I’m curious then what you make of Georgia’s Secretary of State saying that your office has been “slow walking” this investigation?

Honestly, you’re the first time I’ve heard it. I don’t really make anything of it.

He has in public statements, on Fox News, indicated that he thinks this is a politically driven witch hunt of sorts. And I guess I wonder if there is anything that you would want to say in response to that idea.

I think the public will have to make interpretations about the Secretary of State’s motivation to make any of those comments. Frankly, I had not heard, again, the comments referred to. The public will have to draw conclusions about whatever is causing such a shift.

[Trump] also said last week that the phone call in question that drew so much attention to Georgia was “perfect.” I wonder what you would say to that comment.

I guess you would say nothing to that because he’s a citizen of the United States. He certainly has rights to make statements and has freedom of speech. And ultimately, we’re conducting an investigation.

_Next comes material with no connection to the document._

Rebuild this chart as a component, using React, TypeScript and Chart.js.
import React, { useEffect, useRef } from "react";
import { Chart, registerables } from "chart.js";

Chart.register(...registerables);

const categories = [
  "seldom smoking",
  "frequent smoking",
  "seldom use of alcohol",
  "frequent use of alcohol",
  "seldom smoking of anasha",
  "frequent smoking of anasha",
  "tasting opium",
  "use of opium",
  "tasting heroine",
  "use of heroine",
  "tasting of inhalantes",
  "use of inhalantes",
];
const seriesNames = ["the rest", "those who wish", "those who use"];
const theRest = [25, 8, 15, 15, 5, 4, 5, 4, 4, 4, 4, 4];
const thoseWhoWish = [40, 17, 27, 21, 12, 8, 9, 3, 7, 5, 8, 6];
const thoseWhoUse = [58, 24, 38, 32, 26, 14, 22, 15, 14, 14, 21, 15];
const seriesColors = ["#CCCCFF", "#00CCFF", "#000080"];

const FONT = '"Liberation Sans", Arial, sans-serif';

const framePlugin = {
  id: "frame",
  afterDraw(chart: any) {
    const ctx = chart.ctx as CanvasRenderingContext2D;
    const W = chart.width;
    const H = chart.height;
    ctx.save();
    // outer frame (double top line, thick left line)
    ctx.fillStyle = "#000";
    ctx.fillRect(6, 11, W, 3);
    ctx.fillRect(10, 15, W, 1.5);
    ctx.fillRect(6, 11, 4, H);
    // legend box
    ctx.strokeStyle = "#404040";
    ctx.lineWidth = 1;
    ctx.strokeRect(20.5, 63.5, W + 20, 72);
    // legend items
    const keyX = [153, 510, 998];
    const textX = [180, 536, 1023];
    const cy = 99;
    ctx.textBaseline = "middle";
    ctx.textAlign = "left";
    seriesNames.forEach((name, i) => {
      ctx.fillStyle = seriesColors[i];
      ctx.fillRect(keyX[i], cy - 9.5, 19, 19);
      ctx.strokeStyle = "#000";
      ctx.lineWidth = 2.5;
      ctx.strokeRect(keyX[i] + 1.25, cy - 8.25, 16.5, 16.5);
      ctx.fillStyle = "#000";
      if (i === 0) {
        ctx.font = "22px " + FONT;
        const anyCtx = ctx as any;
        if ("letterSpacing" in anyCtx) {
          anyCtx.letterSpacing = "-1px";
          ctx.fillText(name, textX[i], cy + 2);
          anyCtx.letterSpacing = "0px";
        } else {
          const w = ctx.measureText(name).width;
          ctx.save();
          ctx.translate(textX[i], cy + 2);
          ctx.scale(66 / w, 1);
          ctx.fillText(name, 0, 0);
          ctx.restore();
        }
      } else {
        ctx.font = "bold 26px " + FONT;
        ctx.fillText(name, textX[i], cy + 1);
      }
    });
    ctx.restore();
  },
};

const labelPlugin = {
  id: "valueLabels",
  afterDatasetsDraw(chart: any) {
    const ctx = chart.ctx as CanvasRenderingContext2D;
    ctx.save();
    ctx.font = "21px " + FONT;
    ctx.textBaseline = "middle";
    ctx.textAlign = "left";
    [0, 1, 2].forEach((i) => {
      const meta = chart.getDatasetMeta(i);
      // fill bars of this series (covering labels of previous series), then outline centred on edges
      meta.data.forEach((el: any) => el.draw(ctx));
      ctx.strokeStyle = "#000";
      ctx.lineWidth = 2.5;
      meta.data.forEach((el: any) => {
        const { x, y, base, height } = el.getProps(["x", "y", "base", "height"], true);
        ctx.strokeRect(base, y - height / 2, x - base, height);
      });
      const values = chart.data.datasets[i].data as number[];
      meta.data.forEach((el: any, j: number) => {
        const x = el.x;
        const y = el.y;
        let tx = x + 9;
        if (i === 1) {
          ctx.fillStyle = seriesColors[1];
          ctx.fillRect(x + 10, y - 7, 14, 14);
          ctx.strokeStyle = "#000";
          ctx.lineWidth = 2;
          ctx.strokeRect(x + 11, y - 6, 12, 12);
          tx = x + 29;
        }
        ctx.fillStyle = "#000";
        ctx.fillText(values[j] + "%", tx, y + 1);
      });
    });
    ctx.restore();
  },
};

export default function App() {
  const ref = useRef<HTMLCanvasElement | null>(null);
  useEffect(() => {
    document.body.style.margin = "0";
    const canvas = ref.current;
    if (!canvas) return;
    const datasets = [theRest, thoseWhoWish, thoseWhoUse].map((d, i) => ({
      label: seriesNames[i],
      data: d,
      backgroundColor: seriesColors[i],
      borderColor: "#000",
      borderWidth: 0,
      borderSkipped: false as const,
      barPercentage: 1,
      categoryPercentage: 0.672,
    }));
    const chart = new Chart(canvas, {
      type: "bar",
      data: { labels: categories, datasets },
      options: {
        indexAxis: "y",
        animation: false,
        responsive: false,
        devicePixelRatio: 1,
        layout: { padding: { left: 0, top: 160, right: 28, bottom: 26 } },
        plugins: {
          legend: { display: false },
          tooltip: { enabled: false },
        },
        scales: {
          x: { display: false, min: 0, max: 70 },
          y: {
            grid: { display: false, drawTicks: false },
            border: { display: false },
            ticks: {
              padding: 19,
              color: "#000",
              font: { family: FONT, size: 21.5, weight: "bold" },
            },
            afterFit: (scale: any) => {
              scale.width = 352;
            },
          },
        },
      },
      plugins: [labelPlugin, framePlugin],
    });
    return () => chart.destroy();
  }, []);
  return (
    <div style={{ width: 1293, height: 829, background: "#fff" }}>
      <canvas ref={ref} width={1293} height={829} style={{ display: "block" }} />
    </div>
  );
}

After about a year of investigation by the public corruption division in your office, what if anything is clear right now that definitely went on in Georgia in terms of the election?

I respect you so much for asking, but I’m going to decline answering that question.

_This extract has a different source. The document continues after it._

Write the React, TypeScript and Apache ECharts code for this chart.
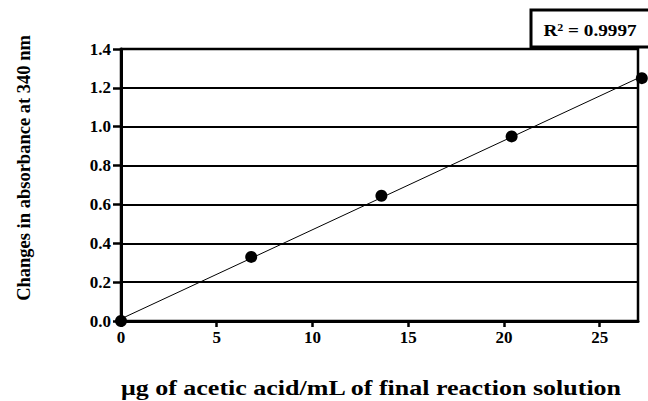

I guess the reason that I asked that question is because I took note of some particular language in the letter, which was, there is a “reasonable probability” that “possible criminal disruptions” of the election had occurred. I just wonder what it is that you all are seeing.

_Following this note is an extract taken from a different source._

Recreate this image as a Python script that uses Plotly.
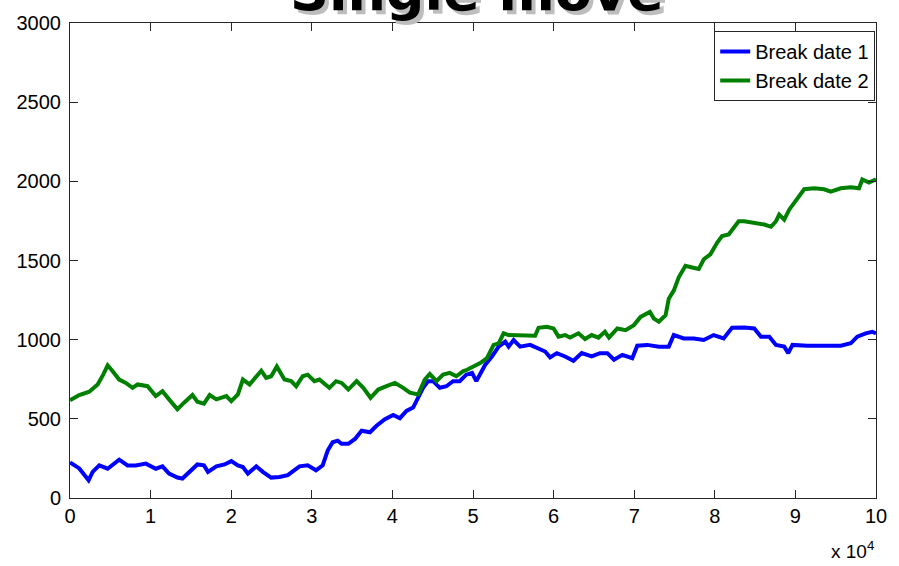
import plotly.graph_objects as go

# Break date 1 (blue)
x1 = [0, 1150, 2310, 2810, 3630, 4670, 6100, 7140, 8170, 9410, 10640, 11470, 12290, 13330, 13950,
      14770, 15800, 16620, 17120, 18160, 19180, 20010, 20830, 21450, 22070, 23110, 23920, 24960,
      25990, 27020, 27640, 28470, 29490, 30530, 31350, 31970, 32590, 33210, 33700, 34530, 35360,
      36180, 37220, 38030, 39070, 40100, 40930, 41740, 42570, 43190, 43810, 44430, 45050, 45880,
      46700, 47520, 48350, 49170, 49880, 50410, 50900, 51520, 52350, 53180, 54000, 54420, 55040,
      55850, 57090, 58130, 58950, 59570, 60400, 61420, 62460, 63490, 64730, 65750, 66670, 67490,
      68530, 69760, 70380, 71620, 73060, 74290, 74910, 76150, 77390, 78630, 79860, 81100, 82140,
      83660, 84900, 85730, 86760, 87590, 88610, 89110, 89640, 91500, 93560, 95630, 96870, 97680,
      98720, 99540, 100000]
y1 = [225, 187, 112, 165, 206, 185, 242, 206, 206, 217, 185, 200, 154, 129, 123,
      165, 212, 206, 165, 200, 212, 233, 206, 196, 154, 200, 165, 129,
      133, 144, 165, 200, 206, 175, 206, 300, 352, 362, 342, 342, 373,
      425, 415, 456, 498, 525, 504, 550, 571, 633, 696, 738, 738, 696,
      706, 738, 738, 779, 790, 738, 790, 842, 894, 956, 988, 956, 998,
      956, 967, 946, 925, 888, 915, 894, 867, 915, 894, 915, 915, 873,
      904, 883, 962, 967, 956, 956, 1029, 1008, 1008, 998, 1029, 1008, 1075,
      1077, 1071, 1019, 1019, 967, 956, 915, 967, 962, 962, 962, 977, 1019,
      1040, 1050, 1040]

# Break date 2 (green)
x2 = [0, 1150, 2390, 3430, 4120, 4670, 5290, 6100, 6930, 7760, 8380, 9620, 10640, 11470, 12290,
      13330, 14150, 15190, 15800, 16620, 17330, 18160, 19390, 20010, 20830, 21450, 22280, 22900,
      23730, 24340, 24960, 25660, 26610, 27440, 28060, 28870, 29490, 30320, 30940, 32180, 33010,
      33700, 34530, 35560, 36390, 37290, 38240, 39270, 40310, 41340, 42170, 43190, 44020, 44640,
      45460, 46290, 47120, 47930, 48760, 49260, 50090, 50900, 51730, 52560, 53180, 53800, 54420,
      55440, 56680, 57710, 58130, 59160, 59990, 60610, 61420, 62040, 63080, 63900, 64730, 65560,
      66370, 66870, 67910, 68930, 69960, 70790, 71940, 72440, 73060, 73890, 74290, 74910, 75530,
      76360, 77190, 78010, 78630, 79450, 80280, 80900, 81720, 82340, 82960, 83660, 84900, 86140,
      86970, 87590, 87990, 88610, 89230, 89850, 90470, 91090, 92330, 93560, 94390, 95630, 96870,
      97890, 98300, 99130, 100000]
y2 = [617, 650, 671, 717, 779, 838, 800, 748, 727, 696, 717, 706, 644, 675, 623,
      560, 602, 650, 608, 596, 650, 623, 644, 612, 654, 748, 717, 758,
      804, 758, 769, 831, 748, 738, 706, 769, 779, 738, 748, 696, 738,
      727, 685, 738, 696, 633, 685, 706, 727, 696, 665, 654, 748, 783,
      738, 779, 790, 769, 800, 810, 831, 852, 883, 967, 977, 1040, 1029,
      1029, 1029, 1025, 1075, 1081, 1071, 1019, 1029, 1013, 1040, 1004, 1029, 1013,
      1050, 1013, 1071, 1060, 1092, 1144, 1175, 1133, 1113, 1154, 1258, 1310, 1394,
      1467, 1456, 1446, 1508, 1539, 1612, 1654, 1665, 1706, 1748, 1748, 1737, 1727,
      1713, 1748, 1790, 1758, 1821, 1862, 1904, 1950, 1956, 1950, 1935, 1956, 1962,
      1956, 2012, 1992, 2012]

x_tickvals = [0, 10000, 20000, 30000, 40000, 50000, 60000, 70000, 80000, 90000, 100000]
x_ticktext = ["0", "1", "2", "3", "4", "5", "6", "7", "8", "9", "10"]
y_tickvals = [0, 500, 1000, 1500, 2000, 2500, 3000]

FONT = "Liberation Sans Narrow, Arial Narrow, Liberation Sans, Arial, sans-serif"

fig = go.Figure()
fig.add_trace(go.Scatter(x=x1, y=y1, mode="lines", name="Break date 1",
                         line=dict(color="#0000ff", width=4)))
fig.add_trace(go.Scatter(x=x2, y=y2, mode="lines", name="Break date 2",
                         line=dict(color="#008000", width=4)))

axis_common = dict(showline=True, linecolor="#262626", linewidth=1, mirror="ticks",
                   ticks="inside", ticklen=8, tickcolor="#262626", showgrid=False,
                   zeroline=False, tickfont=dict(family=FONT, size=20, color="#000000"))

fig.update_xaxes(range=[0, 100000], tickvals=x_tickvals, ticktext=x_ticktext, **axis_common)
fig.update_yaxes(range=[0, 3000], tickvals=y_tickvals, ticklabelstandoff=4, **axis_common)

title = "Single move"
for dx, dy, col in [(4, -4, "#bdbdbd"), (0, 0, "#000000")]:
    fig.add_annotation(text=title, xref="paper", yref="paper", x=0.505, y=1.0,
                       xanchor="center", yanchor="bottom", xshift=dx, yshift=dy - 2,
                       showarrow=False,
                       font=dict(family="DejaVu Sans, sans-serif", size=54,
                                 color=col, weight="bold"))

fig.add_annotation(text="x 10<sup>4</sup>", xref="paper", yref="paper", x=1.0, y=0,
                   xanchor="right", yanchor="top", yshift=-38, showarrow=False,
                   font=dict(family=FONT, size=19, color="#000000"))

fig.update_layout(
    width=899, height=566,
    margin=dict(l=70, r=21, t=18, b=68),
    plot_bgcolor="white", paper_bgcolor="white",
    showlegend=True,
    legend=dict(x=0.999, y=0.983, xanchor="right", yanchor="top",
                bgcolor="white", bordercolor="#262626", borderwidth=1,
                font=dict(family=FONT, size=20, color="#000000"),
                tracegroupgap=0, itemwidth=30),
)

fig.write_html("out.html", config={"displayModeBar": False},
               post_script="document.body.style.margin='0px';")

All I will tell you is that the district attorney herself was involved in the drafting of that letter. And there was no word put into the letter that was a mistake or an accident or just kind of thrown in inadvertently. So we hope that the letter speaks for itself. We are very happy today that the judges in Fulton County Superior Court decided that it was legal and appropriate to give us a special-purpose grand jury and we’re going to continue on with our work.

There has been some public commentary about what the former President might have been trying to do on that call. Is there any, for instance, expectation that the special-purpose grand jury or your staff will need to obtain records from the [Congressional] committees investigating the events of Jan. 6?

I’m going to actually leave that on the floor.

Okay. I guess I’ll ask why, in this case, that’s a question that you feel shouldn’t be answered.

I think you should call us back in a week. I think that’s a different story.

There are people who would say, you know, that tape is what it is. Trump says what he says on tape. And that person is perhaps wondering why this process that has already gone on for almost a year is about to continue. Why is this so complicated?

Because what I’m going to do is do the full investigation, and this is the process that’s required.

Having been in your office and seeing the sort of fine-toothed comb with which you go through charges, I do wonder if in this case there’s a higher standard. It’s unprecedented to investigate a former President for possible crimes. So, will there be a finer-toothed comb applied?

I mean, you’ve seen my comb. It’s been effective for over 25 years now. And I will pull it out once again.